Brands have many options to tell effective stories and many channels available to deliver these stories. The most effective stories are easy to digest and simple to understand, yet are peppered with information that helps the customer make better decisions. If a picture is worth a thousand words, video – with the power of sight, sound and motion – has been described as being worth a thousand pictures. Video has emerged as one of the strongest storytelling mediums because it captivates the viewer, earns her attention and keeps her engaged for more than a few seconds.

Think about the effectiveness of Apple’s 2014 collection of ads centered on the storyline, “You’re more powerful than you think.” Each ad takes viewers through the everyday lives of parents and kids, teachers and students, athletes and dreamers, all while delivering the message that the iPhone 5S and its mobile apps help improve your life. The ad can be significantly powerful for both a new dad bringing home his newborn and a mom dropping her oldest child off at college. Good stories describe a firsthand account: the customer wants to feel and witness the experience. Putting the audience at the center of these stories allows them to connect and relate to these unknown strangers. Apple’s customers connect to these experiences of inspiring students, crossing the finish line and seeing the world. Apple is driving consumer behavior to adopt the device at every point in a customer’s life infusing the product and its third-party apps with emotions and sensation, thereby driving brand stickiness through advocacy.

When combining the power of video as a storytelling medium with big data and personalization strategies, marketers have the ability to tell stories in video that are personalized to the viewer based on her interests, profile, transactional history and current behavior. True one-to-one personalized storytelling in video occurs when every viewer watches a video that has unique content, context and calls-to-action.

So how does personalized storytelling via video drive behavior change, and how can brands transition customers toward the ideal customer profile?

Let’s assume that a company in the telecommunications industry wants its customers to adopt a digital-first relationship. This means that the customer will use the company website, mobile app, customer service channel on the TV or other digital medium as the first option when looking to transact or request customer service. Many customers start by visiting the retail store or calling the contact center. One way of changing customer behavior is to educate them that it is possible to complete that same transaction via digital channels in a way that is much easier and more efficient for the customer. The challenge is that when communicated ineffectively, this can result in customer frustration and churn risk.
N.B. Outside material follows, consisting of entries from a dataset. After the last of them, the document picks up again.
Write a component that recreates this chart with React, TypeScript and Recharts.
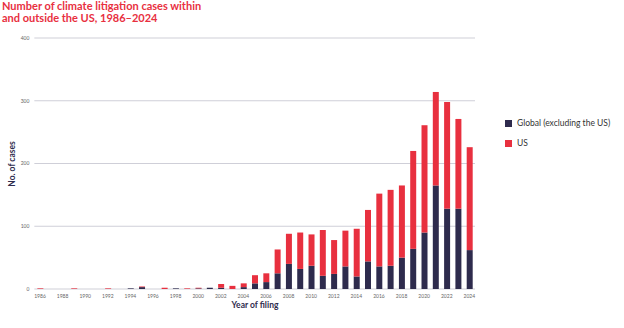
import React from 'react';
import { BarChart, Bar, XAxis, YAxis, CartesianGrid } from 'recharts';

const years: string[] = [
  '1986','1987','1988','1989','1990','1991','1992','1993','1994','1995',
  '1996','1997','1998','1999','2000','2001','2002','2003','2004','2005',
  '2006','2007','2008','2009','2010','2011','2012','2013','2014','2015',
  '2016','2017','2018','2019','2020','2021','2022','2023','2024',
];
const globalCases: number[] = [
  0,0,0,0,0,0,0,0,1,3,
  0,0,1,0,1,2,2,0,3,9,
  11,25,40,32,37,21,24,36,20,44,
  36,37,50,64,90,165,128,128,62,
];
const usCases: number[] = [
  1,0,0,1,0,0,1,0,0,1,
  0,2,0,1,1,0,6,5,6,13,
  14,38,48,58,50,73,54,57,76,82,
  116,121,115,156,171,149,170,143,164,
];
const yTicks: number[] = [0, 100, 200, 300, 400];
const seriesNames: string[] = ['Global (excluding the US)', 'US'];

const NAVY = '#2e2b4d';
const RED = '#e8303f';
const seriesColors = [NAVY, RED];

const data = years.map((y, i) => ({ year: y, global: globalCases[i], us: usCases[i] }));

const font = 'Lato, "Open Sans", sans-serif';

export default function App() {
  return (
    <div style={{ position: 'absolute', left: 0, top: 0, width: 624, height: 328, background: '#fff', fontFamily: font }}>
      <div style={{ position: 'absolute', left: 2, top: 0, color: RED, fontWeight: 700, fontSize: 11, lineHeight: '12px' }}>
        <div>Number of climate litigation cases within</div>
        <div>and outside the US, 1986–2024</div>
      </div>
      <BarChart width={624} height={328} data={data} margin={{ top: 38, right: 149, left: 0, bottom: 0 }} barCategoryGap={0}>
        <CartesianGrid vertical={false} stroke="#cfcfd8" strokeWidth={1.2} />
        <XAxis
          dataKey="year"
          height={39}
          interval={1}
          tickLine={false}
          axisLine={false}
          tickSize={0}
          tickMargin={5}
          tick={{ fontSize: 5, fill: '#666', fontFamily: font }}
        />
        <YAxis
          width={34.35}
          domain={[0, 400]}
          ticks={yTicks}
          tickLine={false}
          axisLine={false}
          tickSize={0}
          tickMargin={5}
          tick={{ fontSize: 5, fill: '#666', fontFamily: font }}
        />
        <Bar dataKey="global" name={seriesNames[0]} stackId="a" fill={NAVY} barSize={6} isAnimationActive={false} />
        <Bar dataKey="us" name={seriesNames[1]} stackId="a" fill={RED} barSize={6} isAnimationActive={false} />
      </BarChart>
      {seriesNames.map((n, i) => (
        <div key={n} style={{ position: 'absolute', left: 505, top: 118 + i * 20, display: 'flex', alignItems: 'center', whiteSpace: 'nowrap' }}>
          <span style={{ display: 'inline-block', width: 7, height: 7, background: seriesColors[i], marginRight: 5 }} />
          <span style={{ fontSize: 8.5, color: '#333', lineHeight: '10px' }}>{n}</span>
        </div>
      ))}
      <div style={{ position: 'absolute', left: 12, top: 164, transform: 'translate(-50%, -50%) rotate(-90deg)', whiteSpace: 'nowrap', fontWeight: 700, fontSize: 8.5, color: NAVY }}>
        No. of cases
      </div>
      <div style={{ position: 'absolute', left: 255, top: 305, transform: 'translate(-50%, -50%)', whiteSpace: 'nowrap', fontWeight: 700, fontSize: 8.5, color: NAVY }}>
        Year of filing
      </div>
    </div>
  );
}
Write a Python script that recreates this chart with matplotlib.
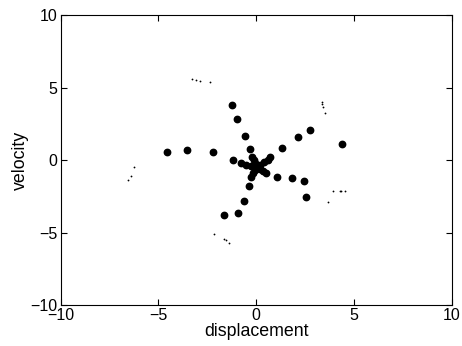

Using video and personalized storytelling, the company can communicate this message in an entertaining and educational manner that results in a positive experience while also driving the desired behavior change. For example, the video starts by speaking to the customer by name and includes a welcome message from the customer support representative who spoke with the customer. The video story recaps the recent transaction and confirms the details to avoid a repeat contact. Then it continues with an explanation of how to complete that transaction via digital options in the future to save time. If appropriate, the video can highlight value-added services, features or accessories the customer may want to add, before closing with calls-to-action that are specific to the content and recommendations of the story.

The story, because it is personally relevant to the individual and based on a recent event that is unique to her, is engaging enough to keep her attention. It proactively answers the most frequently asked questions to avoid future calls related to the same subject and provides a reason to adopt digital channels first to change the customer’s future behaviors. Stories can be told in a series of personalized videos that are triggered not only by transactional events, but by time-based stages in the customer lifecycle, allowing for an ongoing conversation that can drive behavior changes that yield a measurable transformation of the customer toward the ideal customer profile.